-------- DATASET SECTION

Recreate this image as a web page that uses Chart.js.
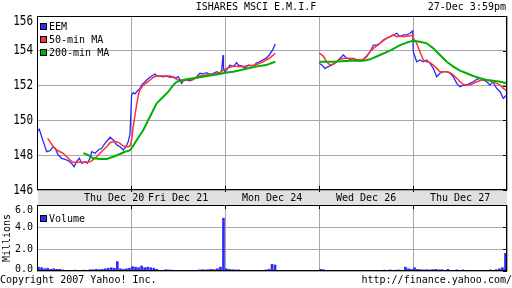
<!DOCTYPE html>
<html>
<head>
<meta charset="utf-8">
<script src="https://cdn.jsdelivr.net/npm/chart.js@4"></script>
<style>
  body { margin: 0; background: #fff; }
  #wrap { position: relative; width: 512px; height: 288px; overflow: hidden; font-family: "DejaVu Sans Mono", monospace; font-size: 10px; color: #000; }
  .txt { position: absolute; white-space: nowrap; line-height: 10px; }
  #band { position: absolute; left: 38px; top: 191px; width: 469px; height: 14px; background: #e0e0e0; }
  canvas { position: absolute; left: 0; }
  .sq { position: absolute; width: 5px; height: 5px; border: 1px solid #000; }
</style>
</head>
<body>
<div id="wrap">
  <div id="band"></div>
  <canvas id="price" width="512" height="205" style="top:0"></canvas>
  <canvas id="volume" width="512" height="93" style="top:195px"></canvas>
  <div class="txt" style="left:0;width:512px;top:2px;text-align:center">ISHARES MSCI E.M.I.F</div>
  <div class="txt" style="right:6px;top:2px">27-Dec 3:59pm</div>
  <div class="sq" style="left:40px;top:23px;background:#2a2aff"></div>
  <div class="txt" style="left:49px;top:22px">EEM</div>
  <div class="sq" style="left:40px;top:36px;background:#ff3030"></div>
  <div class="txt" style="left:49px;top:35px">50-min MA</div>
  <div class="sq" style="left:40px;top:49px;background:#00b000"></div>
  <div class="txt" style="left:49px;top:48px">200-min MA</div>
  <div class="sq" style="left:40px;top:215px;background:#2a2aff"></div>
  <div class="txt" style="left:49px;top:214px">Volume</div>
  <div class="txt" style="left:-17px;top:233px;transform:rotate(-90deg)">Millions</div>
  <div class="txt" style="left:0;top:275px">Copyright 2007 Yahoo! Inc.</div>
  <div class="txt" style="right:0;top:275px">http://finance.yahoo.com/</div>
</div>
<script>
// x values are trading days since Thu Dec 20 open (0..5)
const days = ['Thu Dec 20', 'Fri Dec 21', 'Mon Dec 24', 'Wed Dec 26', 'Thu Dec 27'];
const priceTicks = [146, 148, 150, 152, 154, 156];
const volTicks = [0, 2, 4, 6];

const eemT = [0.000,0.024,0.050,0.067,0.103,0.138,0.173,0.191,0.227,0.263,0.298,0.333,0.369,0.394,0.422,0.450,0.476,0.511,0.535,0.564,0.582,0.617,0.652,0.688,0.723,0.777,0.812,0.848,0.883,0.918,0.947,0.971,0.989,
  1.007,1.024,1.043,1.061,1.078,1.096,1.114,1.131,1.149,1.167,1.202,1.237,1.255,1.273,1.309,1.344,1.380,1.415,1.450,1.468,1.503,1.539,1.556,1.593,1.628,1.663,1.699,1.734,1.769,1.805,1.840,1.876,1.912,1.947,1.965,1.979,1.984,2.000,
  2.018,2.053,2.088,2.124,2.141,2.178,2.213,2.248,2.284,2.319,2.330,2.365,2.401,2.436,2.471,2.507,2.535,
  2.770,
  3.003,3.029,3.064,3.099,3.135,3.170,3.205,3.241,3.259,3.295,3.330,3.365,3.401,3.436,3.471,3.507,3.543,3.578,3.614,3.649,3.684,3.720,3.755,3.790,3.827,3.862,3.897,3.933,3.968,3.997,
  4.003,4.021,4.039,4.074,4.110,4.146,4.181,4.216,4.252,4.287,4.322,4.359,4.394,4.429,4.465,4.500,4.535,4.571,4.606,4.642,4.678,4.713,4.748,4.784,4.819,4.848,4.890,4.926,4.961,4.997];
const eemV = [149.35,149.49,149.06,148.78,148.20,148.26,148.49,148.40,148.01,147.82,147.76,147.68,147.53,147.34,147.63,147.82,147.53,147.63,147.53,147.82,148.20,148.11,148.30,148.40,148.68,149.03,148.87,148.59,148.49,148.30,148.49,148.78,149.22,
  151.46,151.59,151.52,151.65,151.75,151.84,152.03,152.13,152.22,152.32,152.48,152.61,152.67,152.55,152.55,152.51,152.55,152.48,152.51,152.42,152.51,152.13,152.28,152.32,152.28,152.36,152.51,152.71,152.67,152.74,152.63,152.71,152.80,152.71,152.90,153.76,152.90,152.80,
  152.90,153.18,153.09,153.32,153.18,153.13,152.99,153.18,153.13,153.18,153.28,153.37,153.47,153.57,153.76,154.05,154.39,
  null,
  153.28,153.18,152.99,153.09,153.18,153.28,153.47,153.66,153.76,153.57,153.51,153.57,153.47,153.41,153.51,153.66,153.95,154.33,154.33,154.43,154.62,154.72,154.81,154.91,155.01,154.81,154.91,154.91,155.01,155.14,
  153.95,153.66,153.37,153.47,153.37,153.47,153.28,152.99,152.51,152.71,152.80,152.80,152.71,152.51,152.13,151.94,152.03,152.03,152.13,152.22,152.36,152.42,152.32,152.22,152.03,152.22,151.84,151.65,151.27,151.46];

const ma50T = [0.114,0.138,0.173,0.210,0.245,0.280,0.316,0.351,0.386,0.439,0.493,0.535,0.571,0.599,0.635,0.670,0.705,0.741,0.777,0.812,0.848,0.883,0.918,0.971,0.989,
  1.007,1.021,1.043,1.061,1.078,1.096,1.131,1.167,1.202,1.237,1.273,1.344,1.415,1.450,1.503,1.556,1.610,1.663,1.699,1.734,1.805,1.876,1.947,1.982,
  2.018,2.088,2.160,2.231,2.330,2.401,2.471,2.535,
  2.770,
  3.003,3.046,3.082,3.117,3.152,3.188,3.223,3.277,3.330,3.383,3.436,3.471,3.507,3.543,3.578,3.614,3.649,3.684,3.720,3.755,3.790,3.827,3.862,3.897,3.933,3.968,3.997,
  4.003,4.039,4.074,4.110,4.146,4.181,4.216,4.252,4.287,4.359,4.394,4.429,4.465,4.500,4.535,4.571,4.606,4.642,4.678,4.731,4.784,4.819,4.848,4.890,4.926,4.961,4.997];
const ma50V = [148.97,148.78,148.49,148.30,148.20,148.11,147.91,147.72,147.59,147.59,147.59,147.59,147.63,147.76,147.91,148.11,148.30,148.49,148.72,148.78,148.78,148.68,148.53,148.49,148.53,
  148.87,149.56,150.31,150.94,151.46,151.75,152.03,152.17,152.32,152.48,152.55,152.55,152.55,152.48,152.32,152.28,152.32,152.36,152.48,152.55,152.61,152.67,152.74,152.90,
  152.99,153.13,153.09,153.13,153.18,153.37,153.57,153.86,
  null,
  153.86,153.70,153.37,153.18,153.24,153.37,153.51,153.57,153.57,153.51,153.47,153.51,153.70,153.95,154.14,154.28,154.43,154.58,154.72,154.81,154.91,154.81,154.85,154.81,154.85,154.85,154.91,
  154.72,154.43,153.95,153.47,153.37,153.32,153.18,152.99,152.80,152.80,152.74,152.61,152.42,152.22,152.07,152.03,152.03,152.13,152.22,152.32,152.32,152.28,152.22,152.13,152.03,151.84,151.71];

const ma200T = [0.493,0.529,0.564,0.599,0.670,0.741,0.812,0.883,0.936,0.982,
  1.007,1.061,1.131,1.202,1.237,1.273,1.344,1.397,1.450,1.486,1.521,1.593,1.663,1.734,1.805,1.876,1.947,2.000,
  2.088,2.330,2.436,2.535,
  2.770,
  3.003,3.152,3.330,3.471,3.543,3.649,3.755,3.862,3.933,3.997,
  4.074,4.146,4.216,4.287,4.359,4.429,4.500,4.571,4.642,4.713,4.784,4.855,4.926,4.997];
const ma200V = [148.11,148.05,147.95,147.82,147.78,147.78,147.91,148.07,148.20,148.26,
  148.40,148.87,149.45,150.21,150.60,150.98,151.36,151.65,152.03,152.22,152.28,152.36,152.42,152.48,152.55,152.61,152.67,152.74,
  152.80,153.09,153.18,153.37,
  null,
  153.37,153.37,153.43,153.43,153.51,153.76,154.01,154.33,154.47,154.58,
  154.52,154.43,154.14,153.76,153.37,153.09,152.86,152.71,152.55,152.42,152.32,152.28,152.22,152.13];

// volume in millions, one bar per slot (31 slots in a full session)
const volDay1 = [0.35,0.3,0.2,0.25,0.15,0.2,0.15,0.15,0.1,0.05,0.05,0.05,0.08,0.05,0.05,0.08,0.05,0.12,0.12,0.15,0.12,0.15,0.2,0.25,0.3,0.25,0.85,0.2,0.15,0.2,0.25];
const volDay2 = [0.4,0.35,0.3,0.45,0.3,0.35,0.3,0.25,0.15,0.05,0.05,0.12,0.1,0.08,0.02,0.02,0.05,0.02,0.02,0.02,0.05,0.02,0.1,0.12,0.1,0.12,0.15,0.12,0.2,0.35,4.8];
const volDay3 = [0.2,0.15,0.12,0.1,0.1,0.05,0.02,0.02,0.02,0.05,0.02,0.02,0.05,0.1,0.15,0.6,0.55];
const volDay4 = [0.15,0.12,0.03,0.05,0,0,0,0,0,0,0,0,0,0,0,0,0,0,0.05,0,0,0.08,0.05,0.1,0.05,0.08,0.1,0.05,0.35,0.2,0.15];
const volDay5 = [0.3,0.15,0.12,0.1,0.12,0.1,0.12,0.15,0.1,0.12,0.05,0.15,0.02,0.05,0.1,0.05,0.1,0.05,0.02,0.02,0.02,0.05,0.02,0.02,0.05,0.1,0.05,0.12,0.2,0.3,1.6];

const BLUE = '#2a2aff', RED = '#ff3030', GREEN = '#00b000', GRID = '#a8a8a8';
const FONT = '"DejaVu Sans Mono", monospace';

function pts(t, v) {
  return t.map((x, i) => ({ x: x, y: v[i] }));
}

function volPts() {
  let out = [];
  [volDay1, volDay2, volDay3, volDay4, volDay5].forEach((arr, d) => {
    arr.forEach((v, i) => out.push({ x: d + (i + 0.5) / 31, y: v }));
  });
  return out;
}

// black box round the plot, short black ticks, and the y labels
const framePlugin = {
  id: 'frame',
  afterDraw(chart, args, opts) {
    const { ctx, chartArea: a, scales } = chart;
    ctx.save();
    ctx.strokeStyle = '#000';
    ctx.lineWidth = 1;
    ctx.strokeRect(a.left + 0.5, a.top + 0.5, a.right - a.left - 1, a.bottom - a.top - 1);
    ctx.beginPath();
    for (let d = 1; d < days.length; d++) {
      const x = Math.round(scales.x.getPixelForValue(d)) + 0.5;
      if (opts.tickSide === 'bottom') { ctx.moveTo(x, a.bottom - 4); ctx.lineTo(x, a.bottom + 2); }
      else { ctx.moveTo(x, a.top); ctx.lineTo(x, a.top + 4); }
    }
    opts.ticks.forEach(v => {
      const y = Math.round(scales.y.getPixelForValue(v)) + 0.5;
      ctx.moveTo(a.right - 4, y); ctx.lineTo(a.right, y);
    });
    ctx.stroke();
    ctx.fillStyle = '#000';
    ctx.textAlign = 'right';
    ctx.textBaseline = 'middle';
    ctx.font = opts.font;
    opts.ticks.forEach(v => {
      let y = scales.y.getPixelForValue(v);
      y = Math.max(y, a.top + 5);
      y = Math.min(y, a.bottom + opts.bottomShift);
      ctx.save();
      ctx.translate(33, y);
      ctx.scale(1, opts.stretch);
      ctx.fillText(opts.fmt(v), 0, 0);
      ctx.restore();
    });
    ctx.restore();
  }
};

function dayAxis() {
  return {
    type: 'linear', min: 0, max: 5, offset: false,
    ticks: { display: false, stepSize: 1 },
    grid: { color: GRID, drawTicks: false, offset: false },
    border: { display: false },
    afterFit(axis) { axis.height = 0; }
  };
}

function valueAxis(min, max) {
  return {
    min: min, max: max,
    ticks: { display: false, stepSize: 2 },
    grid: { color: GRID, drawTicks: false },
    border: { display: false },
    afterFit(axis) { axis.width = 37; }
  };
}

const priceChart = new Chart(document.getElementById('price'), {
  type: 'line',
  data: {
    datasets: [
      { label: '200-min MA', data: pts(ma200T, ma200V), borderColor: GREEN, borderWidth: 2, pointRadius: 0, spanGaps: false },
      { label: '50-min MA', data: pts(ma50T, ma50V), borderColor: RED, borderWidth: 1.5, pointRadius: 0, spanGaps: false },
      { label: 'EEM', data: pts(eemT, eemV), borderColor: BLUE, borderWidth: 1.3, pointRadius: 0, spanGaps: false }
    ]
  },
  options: {
    responsive: false,
    animation: false,
    layout: { padding: { top: 16, right: 5, bottom: 15, left: 0 } },
    plugins: {
      legend: { display: false },
      tooltip: { enabled: false },
      frame: { ticks: priceTicks, fmt: v => String(v), font: '11px ' + FONT, stretch: 1.25, tickSide: 'bottom', bottomShift: 5 }
    },
    scales: { x: dayAxis(), y: valueAxis(146, 156) }
  },
  plugins: [framePlugin]
});

new Chart(document.getElementById('volume'), {
  type: 'bar',
  data: {
    datasets: [
      { label: 'Volume', data: volPts(), backgroundColor: BLUE, barThickness: 2 }
    ]
  },
  options: {
    responsive: false,
    animation: false,
    layout: { padding: { top: 10, right: 5, bottom: 17, left: 0 } },
    plugins: {
      legend: { display: false },
      tooltip: { enabled: false },
      frame: { ticks: volTicks, fmt: v => v.toFixed(1), font: '10px ' + FONT, stretch: 1, tickSide: 'top', bottomShift: -2 }
    },
    scales: { x: dayAxis(), y: valueAxis(0, 6) }
  },
  plugins: [framePlugin]
});

// day names in the grey band, placed with the price chart's x scale
const xs = priceChart.scales.x;
const wrap = document.getElementById('wrap');
days.forEach((name, i) => {
  const el = document.createElement('div');
  el.className = 'txt';
  el.textContent = name;
  el.style.top = '193px';
  const c = xs.getPixelForValue(i + 0.5);
  el.style.left = Math.round(i === 0 ? c : c - 30) + 'px';
  wrap.appendChild(el);
});
</script>
</body>
</html>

----------------

THE EXERCISE:
Return, unchanged, the lines from the first line of the material through the line that holds "const volTicks = [0, 2, 4, 6];", inclusive, omitting pictures.

RESPONSE FOR THIS EXERCISE:
Recreate this image as a web page that uses Chart.js.
<!DOCTYPE html>
<html>
<head>
<meta charset="utf-8">
<script src="https://cdn.jsdelivr.net/npm/chart.js@4"></script>
<style>
  body { margin: 0; background: #fff; }
  #wrap { position: relative; width: 512px; height: 288px; overflow: hidden; font-family: "DejaVu Sans Mono", monospace; font-size: 10px; color: #000; }
  .txt { position: absolute; white-space: nowrap; line-height: 10px; }
  #band { position: absolute; left: 38px; top: 191px; width: 469px; height: 14px; background: #e0e0e0; }
  canvas { position: absolute; left: 0; }
  .sq { position: absolute; width: 5px; height: 5px; border: 1px solid #000; }
</style>
</head>
<body>
<div id="wrap">
  <div id="band"></div>
  <canvas id="price" width="512" height="205" style="top:0"></canvas>
  <canvas id="volume" width="512" height="93" style="top:195px"></canvas>
  <div class="txt" style="left:0;width:512px;top:2px;text-align:center">ISHARES MSCI E.M.I.F</div>
  <div class="txt" style="right:6px;top:2px">27-Dec 3:59pm</div>
  <div class="sq" style="left:40px;top:23px;background:#2a2aff"></div>
  <div class="txt" style="left:49px;top:22px">EEM</div>
  <div class="sq" style="left:40px;top:36px;background:#ff3030"></div>
  <div class="txt" style="left:49px;top:35px">50-min MA</div>
  <div class="sq" style="left:40px;top:49px;background:#00b000"></div>
  <div class="txt" style="left:49px;top:48px">200-min MA</div>
  <div class="sq" style="left:40px;top:215px;background:#2a2aff"></div>
  <div class="txt" style="left:49px;top:214px">Volume</div>
  <div class="txt" style="left:-17px;top:233px;transform:rotate(-90deg)">Millions</div>
  <div class="txt" style="left:0;top:275px">Copyright 2007 Yahoo! Inc.</div>
  <div class="txt" style="right:0;top:275px">http://finance.yahoo.com/</div>
</div>
<script>
// x values are trading days since Thu Dec 20 open (0..5)
const days = ['Thu Dec 20', 'Fri Dec 21', 'Mon Dec 24', 'Wed Dec 26', 'Thu Dec 27'];
const priceTicks = [146, 148, 150, 152, 154, 156];
const volTicks = [0, 2, 4, 6];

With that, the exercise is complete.